En el propósito de alcanzar unos niveles de seguridad acordes a los que requiere el país, la experiencia tanto nacional como internacional indica que no se debe ajustar la estrategia pensando en el aumento del pie de fuerza momentáneo y de impacto mediático; por encima de todas las circunstancias se deben priorizar las acciones preventivas enfocadas a atacar el modo estructural del fenómeno de la violencia y la delincuencia.
En la gran mayoría de casos, los resultados de las estrategias enfocadas en la securitización, provoca el efecto de convertir a los territorios en campos de batalla entre autoridades y delincuentes. La evidencia y los resultados muestran que tener más policías y militares en las calles, y más ciudadanos en las cárceles, solo tiene un final, el fracaso.
Es necesario desde el ejecutivo y los gobiernos locales establecer sistemas de medición y de rendición de cuentas para observar el impacto de las estrategias planteadas. De forma que se asegure un control territorial por parte del Estado en materia administrativa, judicial, policial y militar…

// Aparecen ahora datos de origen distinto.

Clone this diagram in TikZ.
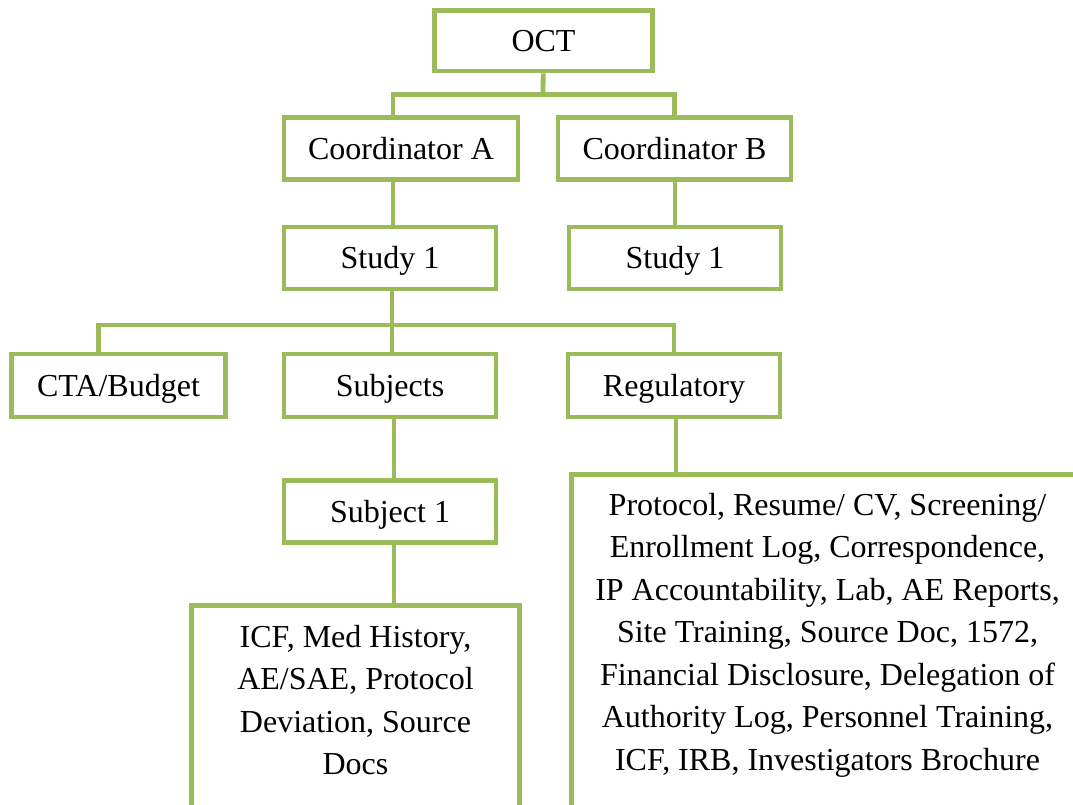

Los procesos de securitización en la región y en la misma Colombia no han logrado contener las tasas de homicidios y otros delitos, las cuales son muy superiores a las de Europa y Asia, cifras que vienen siendo registradas incluso desde antes de la presencia del crimen organizado.
Una forma apropiada de dar sostenibilidad a una estrategia de seguridad debe iniciar por evolucionar hacia una medición constante de la percepción de seguridad con métodos que vayan más allá de generar estadísticas operacionales relacionadas con capturas e incautaciones, que causan tan solo un efecto periodístico al mostrar los resultados de los grandes operativos, y aunque necesarios, terminan por invisibilizar el trabajo continuo de los uniformados para hacerse más cercano a la comunidad.
La securitización, lo que sí logra de manera efectiva, es ahondar en el debilitamiento de la proximidad con la comunidad, al apartarse la Fuerza Pública del conocimiento de las problemáticas sociales y dejar a un lado la focalización del servicio; procesos que han demostrado eficiencia en la prevención y reducción del delito a lo largo de los años.
En este sentido, y aunque es obvio, se deben robustecer los programas de prevención a partir de la segmentación de las zonas de mayor riesgo y comprender de forma diferenciada el fenómeno y sus características, así como interiorizar el análisis de los altos costos en vidas y monetarios de combatir el crimen.
Prevenir desde todo punto de vista, genera menos riesgos para la sociedad y la Fuerza Pública, y requiere en la mayoría de los casos una menor inversión de dinero con resultados que perduran en el tiempo.
La securitización, la mano dura o los planes choque resultan insuficientes en el mediano y largo plazo si no son acompañados con políticas públicas de amplia cobertura en los sectores urbanos y rurales que contemplen el desarrollo de acciones de inclusión social, de cultura, educación, reconstrucción del tejido social, y de resiliencia para edificar sociedades más equitativas.
Es necesario desde el ejecutivo y los gobiernos locales establecer sistemas de medición y de rendición de cuentas para observar el impacto de las estrategias planteadas. De forma que se asegure un control territorial por parte del Estado en materia administrativa, judicial, policial y militar que responda a la gravedad de la problemática y se oriente a proteger a la ciudadanía.
Es trascendental, que en el inicio de la gestión de los nuevos alcaldes y gobernadores, de manera conjunta con el gobierno nacional se hagan esfuerzos en materia de seguridad pública, en donde se generen capacidades orientadas al análisis, focalización, priorización y prevención de la criminalidad, y por supuesto establecer programas sociales, y así se evita la urgencia mediática de presentar al ciudadano resultados inmediatos carentes de efectividad sostenible.